95-year-old Pearl Harbor survivor is 'real life' action hero
You could call 95-year-old John Chapman a real life super hero on this day 76 years ago.
"We had water up to our necks hanging onto our beams," said Chapman, one of the few remaining Pearl Harbor survivors.
Chapman was just 19, a ship fitter 3rd Class aboard the USS West Virginia battleship when suddenly Japanese planes attacked overhead just before 8 am.
"There were 375 planes. They were like bumble bees. You couldn't count them, but they were just like bumble bees, crossing."
John was supposed to be on liberty or on an authorized absence as a life guard at a hotel on shore that day, but instead his ship was torpedoed and he found himself in the water with other sailors fighting for their lives.
"We got six bombs total. You could feel them every time they came down in the port side there was nothing left to it,"
That's when John went into action.
As a young, buff sailor, he used his strength, diving and swimming skills to survive in the ocean 30 minutes, rescuing an incredible 32 men by climbing 30 feet up a rope, then through a hatch above.
“I got a cargo net and I cut it off. It’s the one’s they used for picking the planes up. And dropped it down the hatch and got the men out that way.”
Son Erick says as his dad tried to stay alive in the water, he remembered a Bible verse said to him by his mother that gave him the strength to not give up.

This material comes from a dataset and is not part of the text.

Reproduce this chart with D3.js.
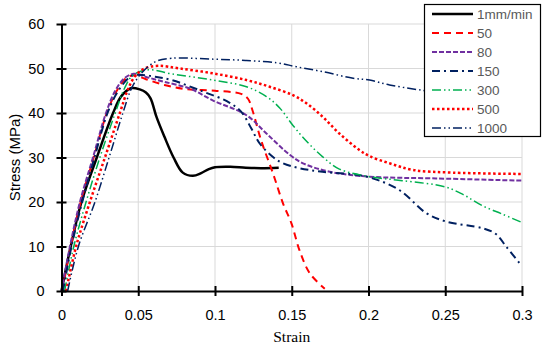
<!DOCTYPE html>
<html>
<head>
<meta charset="utf-8">
<script src="https://cdn.jsdelivr.net/npm/d3@7"></script>
<style>
  body { margin: 0; background: #fff; }
  svg { display: block; }
</style>
</head>
<body>
<svg id="chart" width="550" height="347"></svg>
<script>
// strain / stress pairs
const s1 = [[0,0],[0.006,10],[0.013,20],[0.023,30],[0.0336,40],[0.039,43.8],[0.0457,45.6],[0.051,45.3],[0.055,44.6],[0.058,43.3],[0.062,39],[0.067,34.7],[0.073,30],[0.079,26.6],[0.0856,25.9],[0.091,26.5],[0.096,27.4],[0.1,27.8],[0.11,27.9],[0.12,27.7],[0.13,27.6],[0.1415,27.7]];
const s50 = [[0.0005,0],[0.006,10],[0.0125,20],[0.021,30],[0.0295,40],[0.036,45],[0.042,47.8],[0.047,48.5],[0.055,47.6],[0.067,46.3],[0.08,45.4],[0.1,45],[0.117,44.3],[0.1215,43.2],[0.1245,40.5],[0.13,33.9],[0.1378,26.4],[0.1443,19.7],[0.1498,15.2],[0.155,9.2],[0.1617,4],[0.1715,0.5]];
const s80 = [[0,0],[0.0055,10],[0.012,20],[0.0205,30],[0.029,40],[0.035,45],[0.041,47.8],[0.047,48.8],[0.056,48],[0.067,47],[0.0836,45.5],[0.0988,42.8],[0.1205,39.5],[0.1335,35.4],[0.1487,30.6],[0.1573,28.7],[0.1747,26.8],[0.2007,25.7],[0.244,25.3],[0.3,24.8]];
const s150 = [[0.001,0],[0.0065,10],[0.0135,20],[0.0215,30],[0.03,40],[0.037,45],[0.045,48.2],[0.05,48.6],[0.06,48.2],[0.0717,47.4],[0.0923,44.8],[0.108,42.6],[0.117,40.3],[0.1237,36.5],[0.129,33.2],[0.1378,30.1],[0.1443,28.7],[0.155,27.6],[0.17,26.8],[0.1986,25.7],[0.22,22.7],[0.2376,17.5],[0.2506,15.6],[0.2744,14.1],[0.283,12.8],[0.2897,10],[0.2994,5.8]];
const s300 = [[0.002,0],[0.008,10],[0.016,20],[0.025,30],[0.035,40],[0.041,45.5],[0.0466,48.5],[0.0565,49.7],[0.0717,48.8],[0.0988,47.4],[0.1205,45.9],[0.1335,43.7],[0.142,41.2],[0.1508,37.2],[0.1595,33.7],[0.17,30.2],[0.181,27.4],[0.2007,25.7],[0.222,24.8],[0.25,23.4],[0.262,21.6],[0.274,19.2],[0.287,17.3],[0.3,15.4]];
const s500 = [[0.003,0],[0.0095,10],[0.0185,20],[0.0283,30],[0.038,40],[0.0435,45.5],[0.048,48.3],[0.054,50],[0.063,50.6],[0.0771,50],[0.0988,48.9],[0.1205,47.4],[0.1356,45.9],[0.1508,44],[0.1595,42.2],[0.17,39.2],[0.181,35.4],[0.194,31.7],[0.2007,30.3],[0.2137,28.7],[0.229,27.2],[0.255,26.6],[0.3,26.3]];
const s1000 = [[0.004,0],[0.011,10],[0.0218,20],[0.031,30],[0.04,40],[0.0457,45.6],[0.052,48.9],[0.061,51.5],[0.0717,52.3],[0.0988,52.1],[0.1205,51.8],[0.14,51.3],[0.153,50.4],[0.17,49.3],[0.19,47.8],[0.2007,47.4],[0.2137,46.3],[0.233,45.2],[0.26,44],[0.3,42.5]];

const seriesNames = ["1mm/min","50","80","150","300","500","1000"];
const seriesData = [s1, s50, s80, s150, s300, s500, s1000];
const xTicks = [0,0.05,0.1,0.15,0.2,0.25,0.3];
const yTicks = [0,10,20,30,40,50,60];

const styles = [
  {color:"#000000", w:2.5, dash:null},
  {color:"#FF0000", w:2, dash:"7,5"},
  {color:"#7030A0", w:2, dash:"5,2"},
  {color:"#002060", w:2, dash:"8,4,2,4"},
  {color:"#00B050", w:1.5, dash:"9,3,1.5,3,1.5,3"},
  {color:"#FF0000", w:2.5, dash:"2.5,2.5"},
  {color:"#002060", w:1.5, dash:"9,3,1.5,3,1.5,3"}
];

const svg = d3.select("#chart");
const x = d3.scaleLinear().domain([0,0.3]).range([61.5,522]);
const y = d3.scaleLinear().domain([0,60]).range([291,24]);

// grid
svg.append("g").selectAll("line").data(yTicks.slice(1)).enter().append("line")
  .attr("x1", x(0)).attr("x2", x(0.3))
  .attr("y1", d => y(d)).attr("y2", d => y(d))
  .attr("stroke", "#d9d9d9").attr("stroke-width", 1);
svg.append("g").selectAll("line").data(xTicks.slice(1)).enter().append("line")
  .attr("x1", d => x(d)).attr("x2", d => x(d))
  .attr("y1", y(0)).attr("y2", y(60))
  .attr("stroke", "#d9d9d9").attr("stroke-width", 1);

// curves
const line = d3.line().x(d => x(d[0])).y(d => y(d[1])).curve(d3.curveCatmullRom.alpha(0.5));
svg.append("g").selectAll("path").data(seriesData).enter().append("path")
  .attr("d", line)
  .attr("fill", "none")
  .attr("stroke", (d,i) => styles[i].color)
  .attr("stroke-width", (d,i) => styles[i].w)
  .attr("stroke-dasharray", (d,i) => styles[i].dash);

// axes
const yAxis = svg.append("g").attr("transform", `translate(${x(0)},0)`)
  .call(d3.axisLeft(y).tickValues(yTicks).tickSizeInner(5).tickSizeOuter(0).tickPadding(12));
const xAxis = svg.append("g").attr("transform", `translate(0,${y(0)})`)
  .call(d3.axisBottom(x).tickValues(xTicks).tickFormat(d3.format("")).tickSizeInner(5).tickSizeOuter(0).tickPadding(14));
[yAxis, xAxis].forEach(a => {
  a.select(".domain").attr("stroke", "#000").attr("stroke-width", 2);
  a.selectAll(".tick line").attr("stroke", "#000").attr("stroke-width", 2);
  a.selectAll(".tick text").attr("fill", "#000")
    .style("font-family", "'Liberation Sans', Arial, sans-serif").style("font-size", "14.5px");
});
// ticks cross the axis
yAxis.selectAll(".tick line").attr("x1", 5);
xAxis.selectAll(".tick line").attr("y1", -5);

// axis titles
svg.append("text")
  .attr("transform", `translate(20,${(y(0)+y(60))/2}) rotate(-90)`)
  .attr("text-anchor", "middle")
  .style("font-family", "'Liberation Sans', Arial, sans-serif").style("font-size", "15px")
  .text("Stress (MPa)");
svg.append("text")
  .attr("x", (x(0)+x(0.3))/2).attr("y", 342)
  .attr("text-anchor", "middle")
  .style("font-family", "'Liberation Serif', 'Times New Roman', serif").style("font-size", "15.5px")
  .text("Strain");

// legend
const lg = svg.append("g");
lg.append("rect").attr("x", 424.5).attr("y", 4.5).attr("width", 116).attr("height", 132)
  .attr("fill", "#fff").attr("stroke", "#000").attr("stroke-width", 1.2);
const items = lg.selectAll("g.item").data(seriesNames).enter().append("g")
  .attr("transform", (d,i) => `translate(0,${14 + i*19})`);
items.append("line").attr("x1", 432).attr("x2", 473).attr("y1", 0).attr("y2", 0)
  .attr("stroke", (d,i) => styles[i].color)
  .attr("stroke-width", (d,i) => styles[i].w)
  .attr("stroke-dasharray", (d,i) => styles[i].dash);
items.append("text").attr("x", 477).attr("y", 0).attr("dy", "0.35em")
  .attr("fill", "#595959")
  .style("font-family", "'Liberation Sans', Arial, sans-serif").style("font-size", "13.5px")
  .text(d => d);
</script>
</body>
</html>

“Yeah as I walk through the shadow of the valley of death I will fear no evil. And he had a little guardian angel on his shoulder who said at that point in an audible voice he said you’re in charge," said Erick.

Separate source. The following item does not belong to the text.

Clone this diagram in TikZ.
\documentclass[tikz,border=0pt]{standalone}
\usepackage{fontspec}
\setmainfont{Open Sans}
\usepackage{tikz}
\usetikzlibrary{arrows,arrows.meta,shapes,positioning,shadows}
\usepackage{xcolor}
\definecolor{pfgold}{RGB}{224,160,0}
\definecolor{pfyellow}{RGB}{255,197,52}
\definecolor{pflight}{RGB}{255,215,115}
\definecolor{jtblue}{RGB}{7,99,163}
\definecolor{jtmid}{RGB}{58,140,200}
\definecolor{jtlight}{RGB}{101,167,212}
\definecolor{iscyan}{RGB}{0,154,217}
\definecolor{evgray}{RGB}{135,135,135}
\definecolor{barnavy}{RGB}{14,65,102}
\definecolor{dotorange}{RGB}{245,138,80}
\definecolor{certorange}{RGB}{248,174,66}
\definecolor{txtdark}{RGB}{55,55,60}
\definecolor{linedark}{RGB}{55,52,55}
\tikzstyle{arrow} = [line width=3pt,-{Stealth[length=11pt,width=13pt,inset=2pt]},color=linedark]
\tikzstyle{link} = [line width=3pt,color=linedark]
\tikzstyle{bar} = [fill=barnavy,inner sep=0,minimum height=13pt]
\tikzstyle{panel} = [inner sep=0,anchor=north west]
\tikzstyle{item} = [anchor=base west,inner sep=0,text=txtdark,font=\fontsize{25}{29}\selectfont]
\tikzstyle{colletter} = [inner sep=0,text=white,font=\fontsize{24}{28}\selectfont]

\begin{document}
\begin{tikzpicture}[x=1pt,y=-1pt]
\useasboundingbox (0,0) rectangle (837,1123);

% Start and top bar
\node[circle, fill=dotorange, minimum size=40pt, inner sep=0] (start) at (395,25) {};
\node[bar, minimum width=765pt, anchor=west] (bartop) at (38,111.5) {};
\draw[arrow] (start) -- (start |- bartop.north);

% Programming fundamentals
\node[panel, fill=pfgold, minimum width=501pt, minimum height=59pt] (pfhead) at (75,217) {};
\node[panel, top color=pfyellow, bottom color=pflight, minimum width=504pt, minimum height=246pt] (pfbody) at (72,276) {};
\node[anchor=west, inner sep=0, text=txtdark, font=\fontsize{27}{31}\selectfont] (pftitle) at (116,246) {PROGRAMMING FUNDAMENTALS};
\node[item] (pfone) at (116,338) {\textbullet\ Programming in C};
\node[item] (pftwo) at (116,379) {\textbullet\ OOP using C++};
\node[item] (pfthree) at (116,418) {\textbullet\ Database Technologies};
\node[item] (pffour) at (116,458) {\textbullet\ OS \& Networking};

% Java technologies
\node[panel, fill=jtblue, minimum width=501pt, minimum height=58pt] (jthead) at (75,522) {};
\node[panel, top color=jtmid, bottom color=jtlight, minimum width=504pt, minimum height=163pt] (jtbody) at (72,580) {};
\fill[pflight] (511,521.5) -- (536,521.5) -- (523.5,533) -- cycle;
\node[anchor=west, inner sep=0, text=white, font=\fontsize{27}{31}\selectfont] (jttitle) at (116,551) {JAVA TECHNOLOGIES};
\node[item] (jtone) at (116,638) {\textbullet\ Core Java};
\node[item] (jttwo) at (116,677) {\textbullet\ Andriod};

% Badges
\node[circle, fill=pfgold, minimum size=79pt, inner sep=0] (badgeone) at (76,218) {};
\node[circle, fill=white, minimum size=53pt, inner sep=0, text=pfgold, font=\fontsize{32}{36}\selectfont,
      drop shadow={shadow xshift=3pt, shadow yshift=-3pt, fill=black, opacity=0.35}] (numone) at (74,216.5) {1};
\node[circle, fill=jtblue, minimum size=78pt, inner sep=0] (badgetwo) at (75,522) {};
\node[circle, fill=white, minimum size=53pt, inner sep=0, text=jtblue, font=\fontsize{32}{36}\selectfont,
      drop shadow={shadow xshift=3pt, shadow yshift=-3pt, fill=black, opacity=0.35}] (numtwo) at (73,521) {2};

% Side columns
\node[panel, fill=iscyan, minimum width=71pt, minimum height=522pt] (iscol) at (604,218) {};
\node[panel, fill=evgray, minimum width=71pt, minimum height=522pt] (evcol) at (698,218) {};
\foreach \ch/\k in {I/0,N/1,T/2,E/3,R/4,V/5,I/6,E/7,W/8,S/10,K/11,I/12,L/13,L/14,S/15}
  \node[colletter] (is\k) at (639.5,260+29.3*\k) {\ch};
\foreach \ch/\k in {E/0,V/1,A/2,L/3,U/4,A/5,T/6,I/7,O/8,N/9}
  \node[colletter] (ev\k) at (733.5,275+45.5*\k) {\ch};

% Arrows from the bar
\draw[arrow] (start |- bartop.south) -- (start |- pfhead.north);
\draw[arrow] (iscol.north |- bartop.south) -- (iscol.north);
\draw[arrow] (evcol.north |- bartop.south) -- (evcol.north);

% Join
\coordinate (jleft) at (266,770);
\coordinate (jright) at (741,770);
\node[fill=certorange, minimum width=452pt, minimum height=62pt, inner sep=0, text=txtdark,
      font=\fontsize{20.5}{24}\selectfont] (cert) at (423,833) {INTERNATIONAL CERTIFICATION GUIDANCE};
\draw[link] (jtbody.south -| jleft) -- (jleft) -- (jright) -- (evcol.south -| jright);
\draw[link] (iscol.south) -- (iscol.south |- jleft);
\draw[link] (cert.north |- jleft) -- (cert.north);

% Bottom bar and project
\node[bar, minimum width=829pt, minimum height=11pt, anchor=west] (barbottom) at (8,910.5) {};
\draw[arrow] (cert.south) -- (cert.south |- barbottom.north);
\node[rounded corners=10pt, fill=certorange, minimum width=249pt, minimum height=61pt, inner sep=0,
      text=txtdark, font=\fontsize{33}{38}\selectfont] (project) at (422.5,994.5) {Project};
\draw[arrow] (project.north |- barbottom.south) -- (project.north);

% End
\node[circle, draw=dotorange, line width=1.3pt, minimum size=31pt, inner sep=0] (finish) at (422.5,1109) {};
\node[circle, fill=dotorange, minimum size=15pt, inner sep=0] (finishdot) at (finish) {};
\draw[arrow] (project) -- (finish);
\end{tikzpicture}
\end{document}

John served 24 years, including time in the Korean and Vietnam wars.
He received a Purple Heart for taking shrapnel to his neck at Pearl Harbor.
He became a model, body builder, father and husband and enjoyed a long career as a civil engineer.
Now in hospice care in Concord, he shared his story today at The Commons on Thornton Retirement Community in Stockton.
His reason for sharing on this date that lives in infamy is a simple one.
“Memories of this never happens again.”